What you need to do: Copy the data exactly; pictures stay out of the copy.

[BEGIN Data excerpt]

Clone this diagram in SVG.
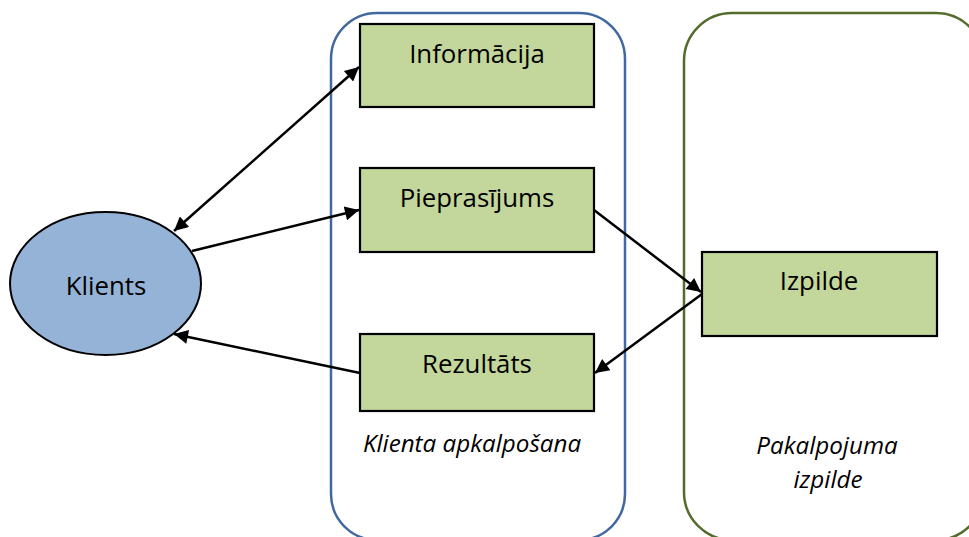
<svg xmlns="http://www.w3.org/2000/svg" width="969" height="537" viewBox="0 0 969 537">
<defs>
<style>
.box{fill:#c3d69b;stroke:#000;stroke-width:2.2}
.lbl{font-family:"Open Sans","Noto Sans",sans-serif;font-size:25.8px;fill:#000;text-anchor:middle}
.it{font-family:"Open Sans","Noto Sans",sans-serif;font-size:24.2px;font-style:italic;fill:#000;text-anchor:middle}
.conn{stroke:#000;stroke-width:2.5;fill:none}
</style>
<marker id="ah" viewBox="0 0 10 10" refX="10" refY="5" markerUnits="userSpaceOnUse" markerWidth="18" markerHeight="14" orient="auto-start-reverse">
<path d="M0,0 L10,5 L0,10 z" fill="#000"/>
</marker>
</defs>
<rect width="969" height="537" fill="#fff"/>
<g id="klienta-apkalposana">
<rect x="331" y="13" width="294" height="527" rx="46" ry="46" fill="none" stroke="#41699f" stroke-width="2.5"/>
<text class="it" x="472" y="452">Klienta apkalpošana</text>
</g>
<g id="pakalpojuma-izpilde">
<rect x="684" y="13" width="300" height="527" rx="48" ry="48" fill="none" stroke="#536b2b" stroke-width="2.5"/>
<text class="it" x="827" y="454">Pakalpojuma</text>
<text class="it" x="828" y="488">izpilde</text>
</g>
<g id="klients">
<ellipse cx="105.5" cy="283.5" rx="95.5" ry="71.5" fill="#95b3d7" stroke="#000" stroke-width="2"/>
<text class="lbl" x="106" y="295">Klients</text>
</g>
<g id="informacija">
<rect class="box" x="360" y="24" width="234" height="83"/>
<text class="lbl" x="477" y="63">Informācija</text>
</g>
<g id="pieprasijums">
<rect class="box" x="360" y="168" width="234" height="84"/>
<text class="lbl" x="477" y="207">Pieprasījums</text>
</g>
<g id="rezultats">
<rect class="box" x="360" y="334" width="234" height="77"/>
<text class="lbl" x="477" y="373">Rezultāts</text>
</g>
<g id="izpilde">
<rect class="box" x="702" y="252" width="235" height="84"/>
<text class="lbl" x="819" y="290">Izpilde</text>
</g>
<g id="connectors">
<line class="conn" x1="174" y1="231" x2="359" y2="67" marker-start="url(#ah)" marker-end="url(#ah)"/>
<line class="conn" x1="192" y1="251" x2="359" y2="210" marker-end="url(#ah)"/>
<line class="conn" x1="594" y1="210" x2="701" y2="292" marker-end="url(#ah)"/>
<line class="conn" x1="702" y1="294" x2="595" y2="373" marker-end="url(#ah)"/>
<line class="conn" x1="360" y1="373" x2="174" y2="334" marker-end="url(#ah)"/>
</g>
</svg>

[END Data excerpt]

Task output:
Clone this diagram in SVG.
<svg xmlns="http://www.w3.org/2000/svg" width="969" height="537" viewBox="0 0 969 537">
<defs>
<style>
.box{fill:#c3d69b;stroke:#000;stroke-width:2.2}
.lbl{font-family:"Open Sans","Noto Sans",sans-serif;font-size:25.8px;fill:#000;text-anchor:middle}
.it{font-family:"Open Sans","Noto Sans",sans-serif;font-size:24.2px;font-style:italic;fill:#000;text-anchor:middle}
.conn{stroke:#000;stroke-width:2.5;fill:none}
</style>
<marker id="ah" viewBox="0 0 10 10" refX="10" refY="5" markerUnits="userSpaceOnUse" markerWidth="18" markerHeight="14" orient="auto-start-reverse">
<path d="M0,0 L10,5 L0,10 z" fill="#000"/>
</marker>
</defs>
<rect width="969" height="537" fill="#fff"/>
<g id="klienta-apkalposana">
<rect x="331" y="13" width="294" height="527" rx="46" ry="46" fill="none" stroke="#41699f" stroke-width="2.5"/>
<text class="it" x="472" y="452">Klienta apkalpošana</text>
</g>
<g id="pakalpojuma-izpilde">
<rect x="684" y="13" width="300" height="527" rx="48" ry="48" fill="none" stroke="#536b2b" stroke-width="2.5"/>
<text class="it" x="827" y="454">Pakalpojuma</text>
<text class="it" x="828" y="488">izpilde</text>
</g>
<g id="klients">
<ellipse cx="105.5" cy="283.5" rx="95.5" ry="71.5" fill="#95b3d7" stroke="#000" stroke-width="2"/>
<text class="lbl" x="106" y="295">Klients</text>
</g>
<g id="informacija">
<rect class="box" x="360" y="24" width="234" height="83"/>
<text class="lbl" x="477" y="63">Informācija</text>
</g>
<g id="pieprasijums">
<rect class="box" x="360" y="168" width="234" height="84"/>
<text class="lbl" x="477" y="207">Pieprasījums</text>
</g>
<g id="rezultats">
<rect class="box" x="360" y="334" width="234" height="77"/>
<text class="lbl" x="477" y="373">Rezultāts</text>
</g>
<g id="izpilde">
<rect class="box" x="702" y="252" width="235" height="84"/>
<text class="lbl" x="819" y="290">Izpilde</text>
</g>
<g id="connectors">
<line class="conn" x1="174" y1="231" x2="359" y2="67" marker-start="url(#ah)" marker-end="url(#ah)"/>
<line class="conn" x1="192" y1="251" x2="359" y2="210" marker-end="url(#ah)"/>
<line class="conn" x1="594" y1="210" x2="701" y2="292" marker-end="url(#ah)"/>
<line class="conn" x1="702" y1="294" x2="595" y2="373" marker-end="url(#ah)"/>
<line class="conn" x1="360" y1="373" x2="174" y2="334" marker-end="url(#ah)"/>
</g>
</svg>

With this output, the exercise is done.